Monday, June 5, 2017

Pre-Pubescent Leadership

We have… had fathers who disciplined us… No discipline seems pleasant at the time, but painful. Later on, however, it produces a harvest of righteousness and peace for those who have been trained by it.  Hebrews 12: 9, 11

     I noted on the news today that a lady has been charged with a crime for letting her young child drive the family vehicle.  We usually don’t allow children to make decisions that affect their safety and that of others.  Children lack the judgment to make weighty decisions.
       This may seem rather obvious, but wise parents limit their kid’s time on the play-station.  They make their kids do their homework, eat vegetables, take baths, brush their teeth and go to bed at a decent hour.  No child naturally chooses these things.  That’s why parents make the decisions.
      Don’t shoot me when I say kids shouldn’t be allowed to pick churches, either.  Please, don’t think I have it out for any set of churches.  We are all on the same team.  I’ve been a youth minister.  I’ve done the pizza parties, ping-pong tournaments, Kings Island trips, short term “mission” vacations, stayed up all night at lock-ins trying to make church fun.  At one time I tried to be hip for Jesus.
      It’s just that statistics suggest it doesn’t work.  In my tradition, over 80% of the children who have been raised in large youth groups apart from traditional assemblies no longer attend church by the time they turn 25.  It turns out that fun relationships with other children do not solely impart faith. Kids learn forgiveness by watching it practiced among adults.
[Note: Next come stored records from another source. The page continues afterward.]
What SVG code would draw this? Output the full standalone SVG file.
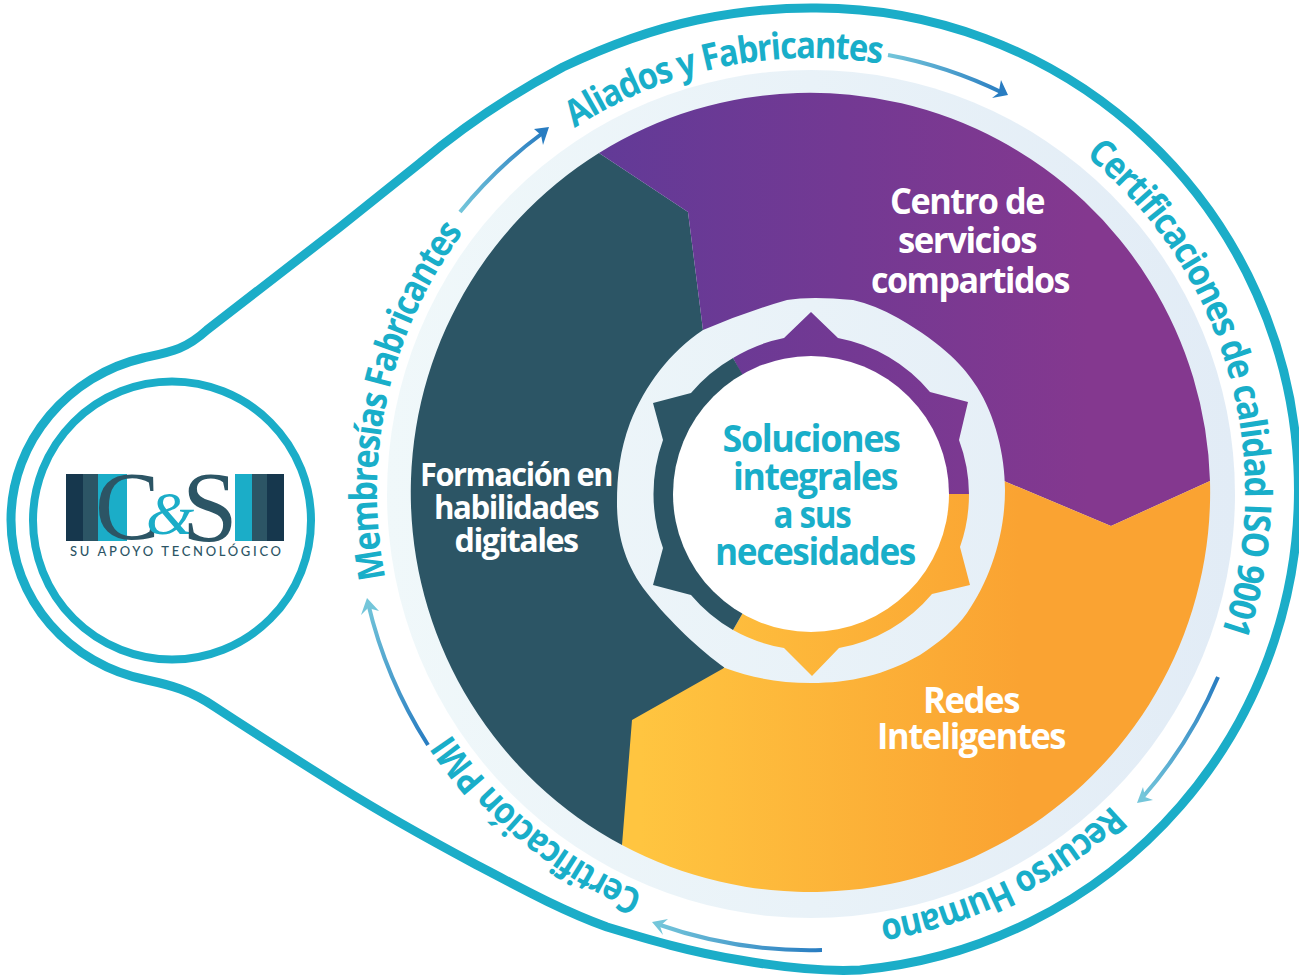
<svg xmlns="http://www.w3.org/2000/svg" xmlns:xlink="http://www.w3.org/1999/xlink" width="1299" height="978" viewBox="0 0 1299 978">
<style>
text{font-family:"Open Sans","Noto Sans",sans-serif;font-weight:700}
.w{fill:#fff;text-anchor:middle;letter-spacing:-1.500px}
.t{fill:#19aec9;text-anchor:middle;letter-spacing:-1.500px}
.r{fill:#19aec9;font-size:37px;letter-spacing:-1.500px}
.l{fill:none;stroke:#1badc8}
.a{fill:none;stroke-width:4}
.s{font-family:"Liberation Serif",serif;font-weight:400}
</style>
<defs>
<linearGradient id="gp" gradientUnits="userSpaceOnUse" x1="600" y1="0" x2="1210" y2="0"><stop offset="0" stop-color="#623a97"/><stop offset="0.8" stop-color="#84388f"/><stop offset="1" stop-color="#84388f"/></linearGradient>
<linearGradient id="go" gradientUnits="userSpaceOnUse" x1="640" y1="0" x2="1020" y2="0"><stop offset="0" stop-color="#ffc540"/><stop offset="1" stop-color="#faa332"/></linearGradient>
<linearGradient id="gb" gradientUnits="userSpaceOnUse" x1="387" y1="0" x2="1235" y2="0"><stop offset="0" stop-color="#f0f8fa"/><stop offset="1" stop-color="#e2ecf6"/></linearGradient>
<linearGradient id="a1" gradientUnits="userSpaceOnUse" x1="460" y1="212" x2="545" y2="130"><stop offset="0" stop-color="#74c6da"/><stop offset="1" stop-color="#287cc1"/></linearGradient>
<linearGradient id="a2" gradientUnits="userSpaceOnUse" x1="888" y1="55" x2="1005" y2="93"><stop offset="0" stop-color="#74c6da"/><stop offset="1" stop-color="#287cc1"/></linearGradient>
<linearGradient id="a3" gradientUnits="userSpaceOnUse" x1="1218" y1="677" x2="1140" y2="800"><stop offset="0" stop-color="#287cc1"/><stop offset="1" stop-color="#74c6da"/></linearGradient>
<linearGradient id="a4" gradientUnits="userSpaceOnUse" x1="822" y1="950" x2="655" y2="925"><stop offset="0" stop-color="#287cc1"/><stop offset="1" stop-color="#74c6da"/></linearGradient>
<linearGradient id="a5" gradientUnits="userSpaceOnUse" x1="428" y1="745" x2="367" y2="600"><stop offset="0" stop-color="#287cc1"/><stop offset="1" stop-color="#74c6da"/></linearGradient>
<path id="ring" d="M811 926A434 434 0 1 1 811 58A434 434 0 1 1 811 926"/>
</defs>
<rect width="1299" height="978" fill="#fff"/>
<path id="outline" class="l" stroke-width="9" d="M811 8A482 482 0 0 1 860 970C820 972 780 967 740 960C690 952 650 940 607 927C560 910 515 885 473 863C430 840 385 815 340 787C300 762 250 730 215 707C190 690 170 685 147 680C70 665 11 600 11 520C11 440 70 375 143 358C170 352 185 350 207 330C250 297 295 262 340 227C370 203 395 183 420 163C465 125 510 95 563 67C605 47 650 30 697 20C735 12 775 8 811 8Z"/>
<circle id="band" cx="811" cy="494" r="424" fill="url(#gb)"/>
<g id="node-formacion">
<path fill="#2c5565" d="M599 153A400 400 0 0 0 622 845L724 668L811 494L703 330L688 212Z"/>
</g>
<g id="node-centro">
<path fill="url(#gp)" d="M599 153A400 400 0 0 1 1210 481L1111 526L1004 481L811 494L703 330L688 212Z"/>
</g>
<g id="node-redes">
<path fill="url(#go)" d="M622 845A400 400 0 0 0 1210 481L1111 526L1004 481L811 494L724 668L632 720Z"/>
</g>
<path id="hub-band" fill="url(#gb)" d="M703 330Q745 312 787 300Q811 296 853 300Q875 305 898 318C945 345 965 368 977 387C995 415 1005 455 1005 490C1005 535 990 580 967 613C955 630 938 643 920 655C885 675 850 683 811 683C780 683 752 678 725 668C700 650 670 622 647 593C625 565 617 535 617 503C617 475 620 450 630 423C645 385 670 352 703 330Z"/>
<g id="hub-gear">
<path fill="url(#gp)" d="M733 358A158 158 0 0 1 784 338L811 312L838 338A158 158 0 0 1 930 392L968 402L959 440A158 158 0 0 1 969 494L811 494L741 373Z"/>
<path fill="url(#go)" d="M969 494A158 158 0 0 1 960 547L970 585L932 594A158 158 0 0 1 839 648L812 676L784 648A158 158 0 0 1 733 630L811 494Z"/>
<path fill="#2c5565" d="M733 630A158 158 0 0 1 691 595L653 585L663 548A158 158 0 0 1 663 440L653 403L691 393A158 158 0 0 1 733 358L811 494Z"/>
</g>
<g id="node-center">
<circle cx="811" cy="494" r="138" fill="#fff"/>
<text class="t" font-size="38"><tspan x="811" y="452" textLength="177" lengthAdjust="spacingAndGlyphs">Soluciones</tspan><tspan x="815" y="490" textLength="164" lengthAdjust="spacingAndGlyphs">integrales</tspan><tspan x="812" y="528" textLength="77" lengthAdjust="spacingAndGlyphs">a sus</tspan><tspan x="815" y="565" textLength="200" lengthAdjust="spacingAndGlyphs">necesidades</tspan></text>
</g>
<g id="labels">
<text class="w" font-size="35"><tspan x="967" y="214" textLength="154" lengthAdjust="spacingAndGlyphs">Centro de</tspan><tspan x="967" y="253" textLength="138" lengthAdjust="spacingAndGlyphs">servicios</tspan><tspan x="970" y="293" textLength="198" lengthAdjust="spacingAndGlyphs">compartidos</tspan></text>
<text class="w" font-size="32"><tspan x="516" y="486" textLength="192" lengthAdjust="spacingAndGlyphs">Formación en</tspan><tspan x="516" y="519" textLength="164" lengthAdjust="spacingAndGlyphs">habilidades</tspan><tspan x="516" y="552" textLength="123" lengthAdjust="spacingAndGlyphs">digitales</tspan></text>
<text class="w" font-size="36"><tspan x="971" y="713" textLength="96" lengthAdjust="spacingAndGlyphs">Redes</tspan><tspan x="971" y="749" textLength="188" lengthAdjust="spacingAndGlyphs">Inteligentes</tspan></text>
</g>
<g id="ring-labels">
<text class="r"><textPath xlink:href="#ring" href="#ring" startOffset="172" textLength="252" lengthAdjust="spacingAndGlyphs">Certificación PMI</textPath></text>
<text class="r"><textPath xlink:href="#ring" href="#ring" startOffset="595" textLength="364" lengthAdjust="spacingAndGlyphs">Membresías Fabricantes</textPath></text>
<text class="r"><textPath xlink:href="#ring" href="#ring" startOffset="1113" textLength="320" lengthAdjust="spacingAndGlyphs">Aliados y Fabricantes</textPath></text>
<text class="r"><textPath xlink:href="#ring" href="#ring" startOffset="1660" textLength="526" lengthAdjust="spacingAndGlyphs">Certificaciones de calidad ISO 9001</textPath></text>
<text class="r"><textPath xlink:href="#ring" href="#ring" startOffset="2394" textLength="262" lengthAdjust="spacingAndGlyphs">Recurso Humano</textPath></text>
</g>
<g id="connectors">
<path class="a" stroke="url(#a1)" d="M460 212A449 449 0 0 1 544 132"/>
<polygon fill="#287cc1" points="549,127 534,129 541,135 543,145"/>
<path class="a" stroke="url(#a2)" d="M888 55A443 443 0 0 1 1003 93"/>
<polygon fill="#287cc1" points="1008,95 1001,80 998.500,93 992,98"/>
<path class="a" stroke="url(#a3)" d="M1218 677A448 448 0 0 1 1142 798"/>
<polygon fill="#74c6da" points="1137,803 1143,787 1145,797 1153,800"/>
<path class="a" stroke="url(#a4)" d="M822 950A458 458 0 0 1 657 924"/>
<polygon fill="#74c6da" points="652,922 668,919 660,926 663,935"/>
<path class="a" stroke="url(#a5)" d="M428 745A458 458 0 0 1 368 603"/>
<polygon fill="#74c6da" points="367,598 361,615 368,608 379,611"/>
</g>
<g id="node-logo">
<circle class="l" cx="172" cy="520.500" r="139" stroke-width="8" fill="#fff"/>
<rect x="66" y="474" width="17" height="67" fill="#16374d"/>
<rect x="83" y="474" width="15" height="67" fill="#2c5565"/>
<rect x="98" y="474" width="29" height="67" fill="#1badc8"/>
<rect x="235" y="474" width="17" height="67" fill="#1badc8"/>
<rect x="252" y="474" width="15" height="67" fill="#2c5565"/>
<rect x="267" y="474" width="17" height="67" fill="#16374d"/>
<text class="s" x="95" y="539" font-size="97" fill="#2c5565">C<tspan x="146" y="534" font-size="62" font-style="italic" fill="#1badc8">&amp;</tspan><tspan x="182" y="540" font-size="100">S</tspan></text>
<text x="70" y="556" font-size="13" fill="#2c5565" textLength="211" style="font-family:'Lato',sans-serif;font-weight:500">SU APOYO TECNOLÓGICO</text>
</g>
</svg>
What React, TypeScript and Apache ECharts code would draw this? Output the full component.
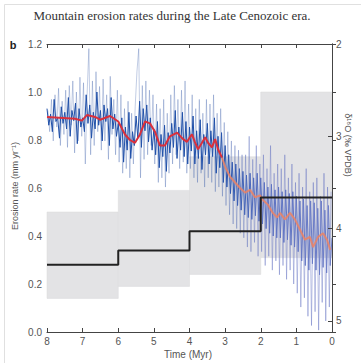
import React, { useEffect, useRef } from 'react';
import * as echarts from 'echarts';

const TITLE = 'Mountain erosion rates during the Late Cenozoic era.';
const PANEL = 'b';
const X_NAME = 'Time (Myr)';
const Y_NAME = 'Erosion rate (mm yr\u207B\u00B9)';
const Y2_NAME = '\u03B4\u00B9\u2078O (\u2030 VPDB)';

// Erosion-rate bins (Myr) with mean and uncertainty range (mm/yr)
const binStart = [8, 6, 4, 2];
const binEnd = [6, 4, 2, 0];
const rateMean = [0.28, 0.34, 0.42, 0.56];
const rateLow = [0.14, 0.19, 0.24, 0.31];
const rateHigh = [0.5, 0.59, 0.73, 1.0];

// Smoothed δ18O (older part, red)
const redTime = [8.0, 7.21, 7.02, 6.88, 6.65, 6.51, 6.23, 6.0, 5.81, 5.67, 5.53, 5.39, 5.25, 5.11, 4.97, 4.83, 4.69, 4.55, 4.35, 4.18, 4.07, 3.99, 3.93, 3.85, 3.76, 3.65, 3.56, 3.48, 3.37, 3.28, 3.2, 3.09];
const redD18O = [2.79, 2.81, 2.83, 2.77, 2.79, 2.82, 2.78, 2.84, 2.98, 3.04, 3.07, 2.98, 2.84, 2.86, 2.95, 3.1, 3.1, 3.0, 2.96, 3.03, 3.06, 3.01, 2.98, 3.06, 3.14, 3.07, 3.01, 3.07, 3.12, 3.03, 3.14, 3.23];
// Smoothed δ18O (younger part, orange)
const orangeTime = [3.09, 3.0, 2.86, 2.72, 2.58, 2.44, 2.3, 2.16, 2.02, 1.94, 1.8, 1.66, 1.54, 1.46, 1.32, 1.18, 1.04, 0.9, 0.76, 0.62, 0.53, 0.39, 0.25, 0.14, 0.05];
const orangeD18O = [3.23, 3.33, 3.44, 3.5, 3.56, 3.61, 3.58, 3.66, 3.64, 3.69, 3.74, 3.83, 3.88, 3.83, 3.9, 3.83, 3.9, 4.01, 4.12, 4.09, 4.2, 4.09, 4.05, 4.12, 4.23];

// Raw benthic δ18O record, dense core (every 0.05 Myr from 8.00 to 0.00)
const coreStartTime = 8.0;
const coreStep = 0.05;
const coreD18O = [
  2.7, 2.88, 2.76, 2.95, 2.6, 2.84, 2.8, 3.02, 2.68, 2.86,
  2.74, 2.92, 2.58, 3.0, 2.72, 2.83, 2.64, 3.08, 2.7, 2.9,
  2.8, 2.95, 2.55, 2.86, 2.66, 3.02, 2.74, 2.92, 2.52, 2.88,
  2.72, 3.05, 2.66, 2.84, 2.7, 3.1, 2.58, 2.92, 2.76, 3.0,
  2.86, 3.12, 2.8, 3.28, 2.9, 3.15, 2.74, 3.24, 2.95, 3.1,
  2.78, 3.02, 2.62, 3.12, 2.7, 2.94, 2.66, 3.06, 2.8, 3.15,
  2.92, 3.2, 2.84, 3.34, 2.98, 3.22, 2.88, 3.38, 2.96, 3.18,
  2.86, 3.12, 2.72, 3.24, 2.9, 3.15, 2.74, 3.22, 2.84, 3.3,
  2.9, 3.16, 2.78, 3.3, 2.94, 3.24, 2.82, 3.36, 2.98, 3.2,
  2.86, 3.3, 2.94, 3.22, 2.8, 3.4, 3.0, 3.34, 2.96, 3.5,
  3.1, 3.55, 3.2, 3.62, 3.28, 3.7, 3.3, 3.75, 3.35, 3.8,
  3.38, 3.85, 3.42, 3.88, 3.4, 3.9, 3.45, 3.86, 3.4, 3.92,
  3.45, 3.95, 3.5, 4.0, 3.55, 4.05, 3.52, 4.08, 3.58, 4.1,
  3.55, 4.1, 3.6, 4.15, 3.58, 4.12, 3.62, 4.18, 3.6, 4.2,
  3.65, 4.25, 3.7, 4.35, 3.68, 4.4, 3.75, 4.45, 3.7, 4.38,
  3.72, 4.45, 3.78, 4.5, 3.7, 4.42, 3.8, 4.48, 3.75, 4.4,
  4.1,
];

// Raw benthic δ18O record, wide excursions (every 0.05 Myr from 7.975 to 0.025)
const spikeStartTime = 7.975;
const spikeStep = 0.05;
const spikeD18O = [
  2.72, 2.95, 2.6, 3.05, 2.55, 2.9, 2.48, 3.1, 2.62, 2.98,
  2.5, 3.12, 2.45, 2.88, 2.4, 3.18, 2.52, 3.05, 2.36, 3.0,
  2.42, 3.3, 2.55, 2.05, 3.2, 2.4, 3.1, 2.3, 2.95, 2.46,
  3.15, 2.38, 3.05, 2.55, 3.25, 2.35, 2.98, 2.6, 3.2, 2.5,
  3.28, 2.55, 3.4, 2.7, 3.35, 2.62, 3.45, 2.75, 3.3, 2.68,
  2.3, 2.05, 3.45, 2.45, 3.25, 2.4, 3.2, 2.5, 3.1, 2.55,
  3.3, 2.65, 3.5, 2.7, 3.45, 2.6, 3.55, 2.75, 3.4, 2.55,
  3.3, 2.45, 3.2, 2.6, 3.35, 2.5, 3.28, 2.4, 3.4, 2.65,
  3.35, 2.55, 3.45, 2.7, 3.5, 2.6, 3.4, 2.75, 3.55, 2.6,
  3.45, 2.65, 3.5, 2.55, 3.6, 2.75, 3.55, 2.7, 3.65, 2.85,
  3.75, 2.95, 3.85, 3.05, 3.95, 3.1, 4.0, 3.15, 4.05, 3.2,
  4.1, 3.2, 4.2, 3.0, 4.25, 3.25, 4.15, 3.1, 4.3, 3.3,
  4.25, 3.2, 4.4, 3.35, 4.3, 3.1, 4.45, 3.4, 4.35, 3.3,
  4.5, 3.35, 4.4, 3.2, 4.55, 3.45, 4.45, 3.3, 4.6, 3.5,
  4.7, 3.4, 4.85, 3.55, 4.75, 3.35, 4.95, 3.6, 5.05, 3.5,
  4.9, 3.45, 5.1, 3.65, 4.8, 3.4, 5.0, 3.55, 4.85, 3.6,
];

const SANS = '"Liberation Sans", Arial, Helvetica, sans-serif';
const SERIF = '"Liberation Serif", "DejaVu Serif", serif';

export default function App() {
  const ref = useRef<HTMLDivElement>(null);
  useEffect(() => {
    document.body.style.margin = '0';
    if (!ref.current) return;
    const chart = echarts.init(ref.current, undefined, { renderer: 'svg' });

    const coreData = coreD18O.map((v, i) => [+(coreStartTime - i * coreStep).toFixed(3), v]);
    const spikeData = spikeD18O.map((v, i) => [+(spikeStartTime - i * spikeStep).toFixed(3), v]);
    const redData = redTime.map((t, i) => [t, redD18O[i]]);
    const orangeData = orangeTime.map((t, i) => [t, orangeD18O[i]]);
    const stepData: number[][] = [];
    binStart.forEach((s, i) => {
      stepData.push([s, rateMean[i]]);
      stepData.push([binEnd[i], rateMean[i]]);
    });
    const boxData = binStart.map((s, i) => [s, binEnd[i], rateLow[i], rateHigh[i]]);

    const axisLine = { show: true, lineStyle: { color: '#444', width: 1 } };
    const axisTick = { show: true, inside: true, length: 4, lineStyle: { color: '#444' } };
    const axisLabel = { color: '#555', fontSize: 10, fontFamily: SANS };

    const option: any = {
      animation: false,
      grid: { left: 47, right: 29, top: 44, bottom: 31 },
      xAxis: [
        {
          type: 'value', min: 0, max: 8, interval: 1, inverse: true, position: 'bottom', z: 10,
          axisLine, axisTick, axisLabel: { ...axisLabel, margin: 4 }, splitLine: { show: false },
        },
        {
          type: 'value', min: 0, max: 8, interval: 1, inverse: true, position: 'top', z: 10,
          axisLine, axisTick, axisLabel: { show: false }, splitLine: { show: false },
        },
      ],
      yAxis: [
        {
          type: 'value', min: 0, max: 1.2, interval: 0.2, position: 'left', z: 10,
          axisLine, axisTick,
          axisLabel: { ...axisLabel, margin: 5, formatter: (v: number) => v.toFixed(1) },
          splitLine: { show: false },
        },
        {
          type: 'value', min: 2, max: 5.12, interval: 1, inverse: true, position: 'right', z: 10,
          axisLine, axisTick,
          axisLabel: { ...axisLabel, margin: 4, formatter: (v: number) => (Math.abs(v - Math.round(v)) < 1e-6 ? String(Math.round(v)) : '') },
          splitLine: { show: false },
        },
      ],
      series: [
        {
          type: 'custom', xAxisIndex: 0, yAxisIndex: 0, z: 1, silent: true,
          data: boxData,
          encode: { x: [0, 1], y: [2, 3] },
          renderItem: (params: any, api: any) => {
            const p1 = api.coord([api.value(0), api.value(3)]);
            const p2 = api.coord([api.value(1), api.value(2)]);
            return {
              type: 'rect',
              shape: {
                x: Math.min(p1[0], p2[0]), y: Math.min(p1[1], p2[1]),
                width: Math.abs(p2[0] - p1[0]), height: Math.abs(p2[1] - p1[1]),
              },
              style: { fill: '#e3e3e5', stroke: '#d8d8da', lineWidth: 0.5 },
            };
          },
        },
        {
          type: 'line', xAxisIndex: 0, yAxisIndex: 1, z: 2, symbol: 'none', silent: true,
          data: spikeData,
          lineStyle: {
            width: 0.7,
            color: new echarts.graphic.LinearGradient(0, 0, 1, 0, [
              { offset: 0, color: 'rgba(60,95,170,0.45)' },
              { offset: 0.6, color: 'rgba(60,95,170,0.45)' },
              { offset: 0.75, color: 'rgba(90,105,190,0.55)' },
              { offset: 1, color: 'rgba(90,105,190,0.6)' },
            ]),
          },
        },
        {
          type: 'line', xAxisIndex: 0, yAxisIndex: 1, z: 3, symbol: 'none', silent: true,
          data: coreData,
          lineStyle: {
            width: 1,
            color: new echarts.graphic.LinearGradient(0, 0, 1, 0, [
              { offset: 0, color: '#1f4fa8' },
              { offset: 0.6, color: '#1f4fa8' },
              { offset: 0.75, color: '#5a70c0' },
              { offset: 1, color: '#6f7fc8' },
            ]),
          },
        },
        {
          type: 'line', xAxisIndex: 0, yAxisIndex: 1, z: 4, symbol: 'none', silent: true,
          data: orangeData,
          lineStyle: { width: 2, color: 'rgba(236,130,100,0.85)' },
        },
        {
          type: 'line', xAxisIndex: 0, yAxisIndex: 1, z: 5, symbol: 'none', silent: true,
          data: redData,
          lineStyle: { width: 2, color: '#d9303c' },
        },
        {
          type: 'line', xAxisIndex: 0, yAxisIndex: 0, z: 6, symbol: 'none', silent: true,
          data: stepData,
          lineStyle: { width: 2, color: '#222' },
        },
      ],
      graphic: [
        {
          type: 'rect', left: 2, top: 2, z: -1, silent: true,
          shape: { x: 0, y: 0, width: 400, height: 400 },
          style: { fill: 'none', stroke: '#e0e0e0', lineWidth: 1 },
        },
        {
          type: 'text', x: 172, y: 15, silent: true,
          style: { text: TITLE, fill: '#333', font: `13px ${SERIF}`, textAlign: 'center', textVerticalAlign: 'middle' },
        },
        {
          type: 'text', x: 13, y: 45, silent: true,
          style: { text: PANEL, fill: '#222', font: `bold 11px ${SANS}`, textAlign: 'center', textVerticalAlign: 'middle' },
        },
        {
          type: 'text', x: 15, y: 186, rotation: Math.PI / 2, silent: true,
          style: { text: Y_NAME, fill: '#555', font: `9px ${SANS}`, textAlign: 'center', textVerticalAlign: 'middle' },
        },
        {
          type: 'text', x: 348, y: 145, rotation: -Math.PI / 2, silent: true,
          style: { text: Y2_NAME, fill: '#555', font: `9px ${SANS}`, textAlign: 'center', textVerticalAlign: 'middle' },
        },
        {
          type: 'text', x: 188, y: 354, silent: true,
          style: { text: X_NAME, fill: '#555', font: `10px ${SANS}`, textAlign: 'center', textVerticalAlign: 'middle' },
        },
      ],
    };
    chart.setOption(option);
    return () => chart.dispose();
  }, []);
  return <div ref={ref} style={{ width: 361, height: 363 }} />;
}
Kids learn of Jesus by feeling the gravity in an older saint’s smile.  They come to love scripture, not when it’s been made relevant to their adolescent drives, but when they are brought within hearing distance of a different world.  It turns out that whatever substantially helps their parents’ spiritual lives ends up being far more meaningful for kids in the long run. 

     Parents ought to drive the car.